My first reaction was to the abrupt transition between Sea and Land was: "Did I doze off?" It happens, you stay up late reading, fall asleep for a few minutes... Maybe a lock of hair bumps the kindle and it jumps ahead... But, no: There is the last sentence I remember reading and here we are on land. When Yann Martel got bored of preaching religious acceptance and ran out of things for a little Indian boy and a tiger to do at sea, he dumped them on a beach in Mexico. I rated this book highly because I did indeed enjoy the overall message of the book and the writing was nearly flawless. But again, perception matters.
Unlike with Twilight, which had very little substance start to finish, Life of Pi was filled with substance.
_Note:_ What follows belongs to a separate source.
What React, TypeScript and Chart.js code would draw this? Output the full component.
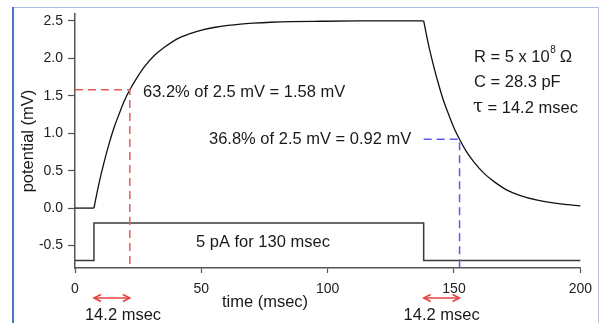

Martel put so much work into his prose, into his viewpoints and then -- Gave up. A book so heavily bogged down with effort to end in effortlessness, left me feeling slightly bitter. Not unlike my response to romantic tragedies, I felt slightly cheated by the use of Deus ex Machina (not that I think romantic tragedies are D-e-M, but imagine how different things would have been if Romeo and Juliet had tried to be honest and had a higher appreciation for life).
Deus ex Machina. Is it good or bad? Like many things in life it depends on its usage and the court of public opinion. In theory, I think it's bad. Writers ought to put as much thought into an ending as the beginning. In reality, I don't always mark down the literary device, if it gets me the ending my heart desired. I'm greedy like that.
Got any examples of Deus ex Machina? Ever had trouble objectively rating a great story a bad ending?